Extract each line from the entries below that has the string "script" in it.

====== Records for this exercise ======

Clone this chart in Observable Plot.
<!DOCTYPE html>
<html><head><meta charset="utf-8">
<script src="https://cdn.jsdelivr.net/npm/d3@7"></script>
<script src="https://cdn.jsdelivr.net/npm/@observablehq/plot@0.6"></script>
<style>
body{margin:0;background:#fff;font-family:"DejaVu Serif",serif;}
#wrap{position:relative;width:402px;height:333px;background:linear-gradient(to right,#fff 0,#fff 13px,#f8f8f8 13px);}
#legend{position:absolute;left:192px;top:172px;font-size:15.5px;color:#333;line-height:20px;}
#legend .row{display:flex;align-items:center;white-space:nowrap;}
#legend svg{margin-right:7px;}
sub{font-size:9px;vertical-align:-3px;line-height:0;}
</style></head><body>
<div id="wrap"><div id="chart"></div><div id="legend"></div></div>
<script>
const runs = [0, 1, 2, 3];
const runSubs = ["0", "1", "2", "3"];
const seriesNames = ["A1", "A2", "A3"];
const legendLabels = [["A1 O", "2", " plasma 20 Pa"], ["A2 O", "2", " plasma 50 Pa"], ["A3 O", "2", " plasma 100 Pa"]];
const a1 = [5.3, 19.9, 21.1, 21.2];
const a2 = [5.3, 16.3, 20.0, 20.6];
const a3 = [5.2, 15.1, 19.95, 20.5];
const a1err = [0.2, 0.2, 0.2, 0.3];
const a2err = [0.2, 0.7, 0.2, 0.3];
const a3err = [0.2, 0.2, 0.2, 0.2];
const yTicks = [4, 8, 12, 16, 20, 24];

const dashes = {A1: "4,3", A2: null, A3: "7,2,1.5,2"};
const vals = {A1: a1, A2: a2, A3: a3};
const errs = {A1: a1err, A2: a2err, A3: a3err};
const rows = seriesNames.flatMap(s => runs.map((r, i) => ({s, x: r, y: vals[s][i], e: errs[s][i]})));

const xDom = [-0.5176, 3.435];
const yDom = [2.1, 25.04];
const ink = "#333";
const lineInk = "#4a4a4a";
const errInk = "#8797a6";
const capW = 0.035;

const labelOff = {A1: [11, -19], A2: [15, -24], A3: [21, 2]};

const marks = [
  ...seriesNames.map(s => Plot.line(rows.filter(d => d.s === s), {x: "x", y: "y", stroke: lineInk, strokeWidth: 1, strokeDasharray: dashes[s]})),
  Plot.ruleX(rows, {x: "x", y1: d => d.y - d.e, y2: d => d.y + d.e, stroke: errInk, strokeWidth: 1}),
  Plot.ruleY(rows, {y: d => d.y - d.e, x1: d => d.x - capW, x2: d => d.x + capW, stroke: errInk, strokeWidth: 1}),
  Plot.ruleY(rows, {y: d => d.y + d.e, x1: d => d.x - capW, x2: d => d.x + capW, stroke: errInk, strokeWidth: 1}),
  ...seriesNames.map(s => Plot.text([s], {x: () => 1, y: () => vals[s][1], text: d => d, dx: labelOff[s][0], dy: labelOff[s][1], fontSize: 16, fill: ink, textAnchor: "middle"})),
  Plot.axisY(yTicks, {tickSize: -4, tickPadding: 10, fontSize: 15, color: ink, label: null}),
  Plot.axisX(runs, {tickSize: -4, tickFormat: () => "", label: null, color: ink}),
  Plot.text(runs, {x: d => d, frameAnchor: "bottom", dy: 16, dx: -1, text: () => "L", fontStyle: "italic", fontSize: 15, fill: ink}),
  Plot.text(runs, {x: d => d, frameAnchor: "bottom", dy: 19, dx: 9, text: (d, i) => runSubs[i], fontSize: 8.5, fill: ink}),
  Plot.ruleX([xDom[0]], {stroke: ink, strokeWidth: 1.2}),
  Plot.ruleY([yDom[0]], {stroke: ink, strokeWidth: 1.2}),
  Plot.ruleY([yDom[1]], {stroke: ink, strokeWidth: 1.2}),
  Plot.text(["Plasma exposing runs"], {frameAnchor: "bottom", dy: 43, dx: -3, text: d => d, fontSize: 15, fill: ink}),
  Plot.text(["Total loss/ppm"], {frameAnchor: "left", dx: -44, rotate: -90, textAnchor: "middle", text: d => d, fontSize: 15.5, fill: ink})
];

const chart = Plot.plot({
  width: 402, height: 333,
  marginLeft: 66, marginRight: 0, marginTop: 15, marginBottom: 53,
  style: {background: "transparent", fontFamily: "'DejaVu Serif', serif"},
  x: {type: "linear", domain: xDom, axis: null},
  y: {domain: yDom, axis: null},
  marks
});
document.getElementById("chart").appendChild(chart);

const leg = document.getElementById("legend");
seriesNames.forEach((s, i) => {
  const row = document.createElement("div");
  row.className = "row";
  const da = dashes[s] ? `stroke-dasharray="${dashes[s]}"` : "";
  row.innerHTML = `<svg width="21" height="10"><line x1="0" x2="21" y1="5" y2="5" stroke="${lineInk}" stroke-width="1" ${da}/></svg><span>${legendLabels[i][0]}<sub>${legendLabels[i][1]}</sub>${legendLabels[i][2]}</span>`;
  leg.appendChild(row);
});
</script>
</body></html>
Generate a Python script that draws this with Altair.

======

▶ [Answer to this task]:
<script src="https://cdn.jsdelivr.net/npm/d3@7"></script>
<script src="https://cdn.jsdelivr.net/npm/@observablehq/plot@0.6"></script>
<script>
</script>
Generate a Python script that draws this with Altair.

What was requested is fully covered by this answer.